An Obsession with Organisation

I am the type of person who is obsessed with organisation videos. Whether it’s for notebooks, bedroom storage, or even how they organise their kitchen cupboards, I’ll click on it. Even if I don’t have my own kitchen to organise (#GenerationRent), or children whose toys need putting away, I’ll watch it anyway.

There’s definitely been a spike in these types of videos in the last year or so, in part thanks to the boom in popularity of Marie Kondo’s tidying methods in 2018, but perhaps also because I am in that early-adult stage of my life where I am beginning to realise how much of my life I need to organise in order to function, so I am simply more tuned in to it. 

I particularly enjoy videos where people talk about goals, creating habits and sticking to them. Where people create life maps and mood boards of what they want their future to look like. I do it too, but all in my head. Nothing is neat; all my ideas are scattered across five different notebooks (bought in haste each time I had a new idea), a Trello board and a trusty to-do list app on my phone. It’s not neat but it is all there. From my weekly grocery list to places I want to go on holiday, outfit planning and a list of the countless films I still haven’t seen, I have a list and a plan for everything. I spend my commutes into work organising my to-do lists, adding and checking off the things I have done, or the plans I have changed in the day since I last updated them. There’s nothing I enjoy more than *sorting* things out, not necessarily creating.

So why do I feel so unproductive? I have plans of what I want to achieve outside of work, and I begin with an energy boost that eventually peters off. This blog was my baby for two and a half years before post-uni life meant I didn’t give it quite enough attention. I want to return to it and I have plenty of ideas for posts and articles, yet when I get to it my brain just doesn’t seem capable of writing.

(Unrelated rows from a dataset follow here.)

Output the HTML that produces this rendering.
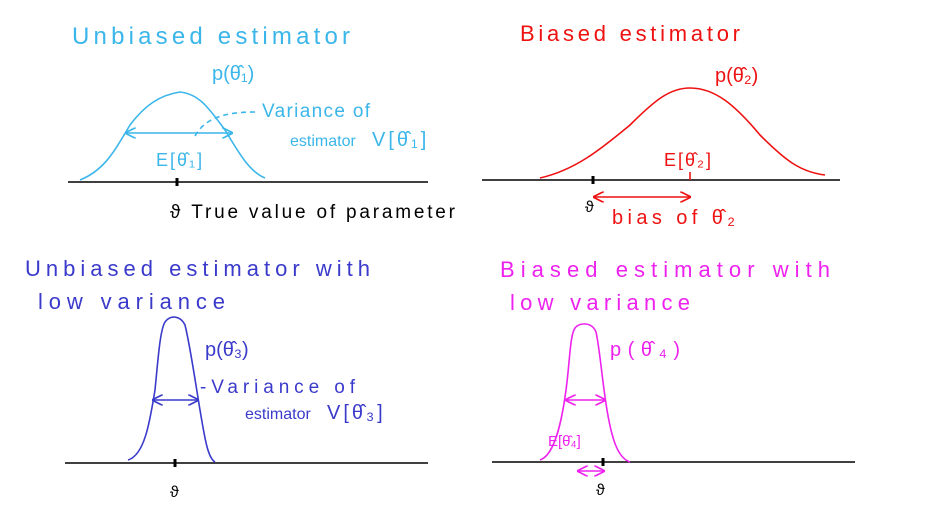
<!DOCTYPE html>
<html><head><meta charset="utf-8"><style>
html,body{margin:0;padding:0;background:#fff;}
svg{display:block;}
text{font-family:"Liberation Sans","DejaVu Sans",sans-serif;}
</style></head><body>
<svg width="927" height="510" viewBox="0 0 927 510" xmlns="http://www.w3.org/2000/svg">
<defs>
<marker id="ah" viewBox="0 0 10 10" refX="9" refY="5" markerWidth="7" markerHeight="7" orient="auto-start-reverse"><path d="M0,0 L10,5 L0,10" fill="none" stroke="context-stroke" stroke-width="1.5"/></marker>
</defs>

<!-- Panel 1 cyan -->
<g stroke="#3bb6ea" fill="none" stroke-width="1.6">
<text x="72" y="44" fill="#3bb6ea" stroke="none" font-size="24" textLength="278" lengthAdjust="spacing">Unbiased estimator</text>
<line x1="68" y1="182" x2="428" y2="182" stroke="#000"/>
<line x1="177" y1="178" x2="177" y2="186" stroke="#000" stroke-width="3"/>
<path d="M80,180 C105,170 115,150 130,125 C145,105 160,95 180,92 C200,94 210,110 225,130 C240,155 250,172 265,178"/>
<text x="212" y="80" fill="#3bb6ea" stroke="none" font-size="20">p(θ̂₁)</text>
<line x1="126" y1="133" x2="232" y2="133" marker-start="url(#ah)" marker-end="url(#ah)"/>
<text x="156" y="166" fill="#3bb6ea" stroke="none" font-size="18" letter-spacing="2">E[θ̂₁]</text>
<path d="M195,136 C205,118 225,112 255,112" stroke-dasharray="5,4"/>
<text x="262" y="117" fill="#3bb6ea" stroke="none" font-size="19" textLength="108" lengthAdjust="spacing">Variance of</text>
<text x="290" y="146" fill="#3bb6ea" stroke="none" font-size="16">estimator</text>
<text x="372" y="146" fill="#3bb6ea" stroke="none" font-size="20" letter-spacing="3">V[θ̂₁]</text>
<text x="170" y="218" fill="#000" stroke="none" font-size="19" textLength="285" lengthAdjust="spacing">ϑ True value of parameter</text>
</g>

<!-- Panel 2 red -->
<g stroke="#ee1111" fill="none" stroke-width="1.6">
<text x="520" y="41" fill="#ee1111" stroke="none" font-size="22" textLength="220" lengthAdjust="spacing">Biased estimator</text>
<line x1="482" y1="180" x2="840" y2="180" stroke="#000"/>
<line x1="593" y1="176" x2="593" y2="184" stroke="#000" stroke-width="3"/>
<path d="M540,178 C575,170 600,150 630,125 C655,100 670,88 690,88 C715,88 735,105 760,135 C785,160 800,172 825,175"/>
<text x="715" y="82" fill="#ee1111" stroke="none" font-size="20">p(θ̂₂)</text>
<line x1="690" y1="172" x2="690" y2="180"/>
<text x="664" y="166" fill="#ee1111" stroke="none" font-size="18" letter-spacing="2">E[θ̂₂]</text>
<line x1="594" y1="197" x2="690" y2="197" marker-start="url(#ah)" marker-end="url(#ah)"/>
<text x="585" y="212" fill="#000" stroke="none" font-size="16">ϑ</text>
<text x="612" y="224" fill="#ee1111" stroke="none" font-size="20" textLength="123" lengthAdjust="spacing">bias of θ̂₂</text>
</g>

<!-- Panel 3 blue -->
<g stroke="#3a3acb" fill="none" stroke-width="1.6">
<text x="25" y="276" fill="#3a3acb" stroke="none" font-size="22" textLength="345" lengthAdjust="spacing">Unbiased estimator with</text>
<text x="38" y="309" fill="#3a3acb" stroke="none" font-size="22" textLength="187" lengthAdjust="spacing">low variance</text>
<line x1="65" y1="463" x2="428" y2="463" stroke="#000"/>
<line x1="175" y1="459" x2="175" y2="467" stroke="#000" stroke-width="3"/>
<path d="M128,460 C145,455 150,420 155,390 C158,360 160,330 165,322 C170,315 180,315 185,325 C190,345 195,380 200,410 C205,440 208,458 215,462"/>
<line x1="153" y1="400" x2="198" y2="400" marker-start="url(#ah)" marker-end="url(#ah)"/>
<text x="205" y="356" fill="#3a3acb" stroke="none" font-size="20">p(θ̂₃)</text>
<text x="200" y="393" fill="#3a3acb" stroke="none" font-size="19" textLength="155" lengthAdjust="spacing">-Variance of</text>
<text x="245" y="419" fill="#3a3acb" stroke="none" font-size="16">estimator</text>
<text x="327" y="419" fill="#3a3acb" stroke="none" font-size="20" letter-spacing="3">V[θ̂₃]</text>
<text x="170" y="497" fill="#000" stroke="none" font-size="16">ϑ</text>
</g>

<!-- Panel 4 magenta -->
<g stroke="#ee22ee" fill="none" stroke-width="1.6">
<text x="500" y="277" fill="#ee22ee" stroke="none" font-size="22" textLength="330" lengthAdjust="spacing">Biased estimator with</text>
<text x="510" y="310" fill="#ee22ee" stroke="none" font-size="22" textLength="180" lengthAdjust="spacing">low variance</text>
<line x1="492" y1="462" x2="855" y2="462" stroke="#000"/>
<line x1="603" y1="458" x2="603" y2="466" stroke="#000" stroke-width="3"/>
<path d="M540,460 C555,455 562,420 566,390 C570,360 570,335 575,328 C580,322 592,322 596,332 C600,350 602,380 607,410 C612,440 618,458 630,462"/>
<line x1="566" y1="400" x2="605" y2="400" marker-start="url(#ah)" marker-end="url(#ah)"/>
<text x="610" y="356" fill="#ee22ee" stroke="none" font-size="20" textLength="70" lengthAdjust="spacing">p(θ̂₄)</text>
<text x="548" y="446" fill="#ee22ee" stroke="none" font-size="15">E[θ̂₄]</text>
<line x1="578" y1="471" x2="604" y2="471" marker-start="url(#ah)" marker-end="url(#ah)"/>
<text x="596" y="495" fill="#000" stroke="none" font-size="16">ϑ</text>
</g>
</svg>
</body></html>
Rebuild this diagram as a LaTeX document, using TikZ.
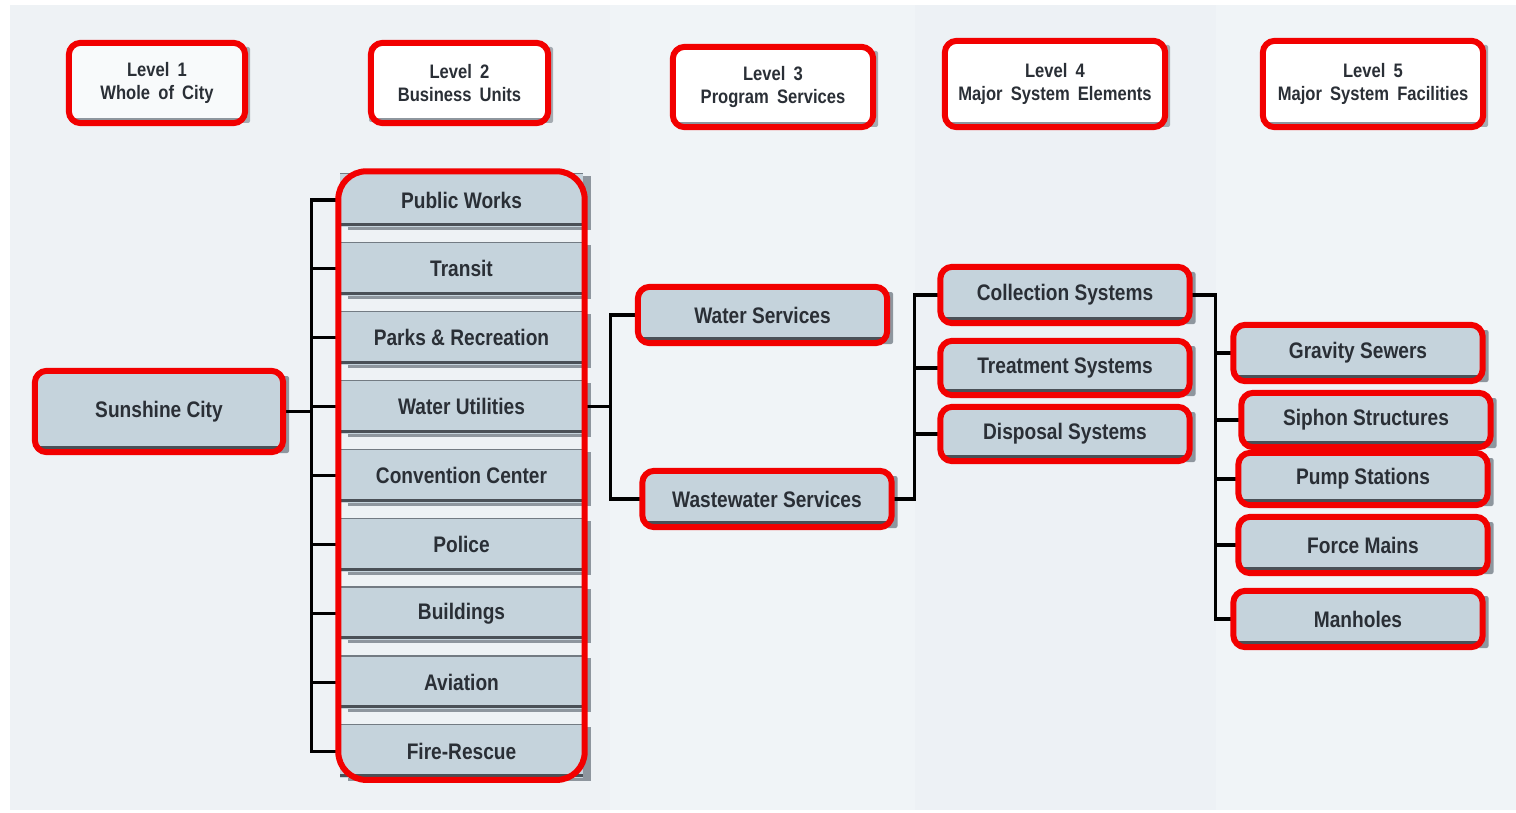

From blog posts to bookstagram, there were many plans I had for this year (which, to be fair, has only just started) I wanted to become a regular routine that haven’t. And because it hasn’t, my brain just shuts down and moves onto the next exciting thing only for the cycle to continue. It probably doesn’t help that I am so tuned in to what everyone else is doing online that as soon as I see someone else do something I get excited and want to do it too (note to self: stop scrolling!).

Does anyone else feel like this? Where your brain is very focused on creating the list of ideas and a plan that by the time you get round to doing it you’re already bored of it? It’s as if all of my energy is based on forming, rather than executing, an idea. My brain is buzzing with plans but it doesn’t want to stick to them for long. Is it subconsciously scared of not being able to pull a plan off? Oof, that’s a heavy thought.

So what’s the solution? Perhaps it’s that I need to give myself tunnel-vision (if that’s the right word) and focus on, say, three tasks at a time. Maybe I should get up at silly o’clock in the morning and go to bed at silly o’clock at night to try and cram everything I want to do in. What if this whole panic is my brain letting me know my calling is actually to organise other people’s lives. That’s wishful thinking, but if anyone has any ideas of how I can stop obsessing over the organisation and start doing, then please let me know.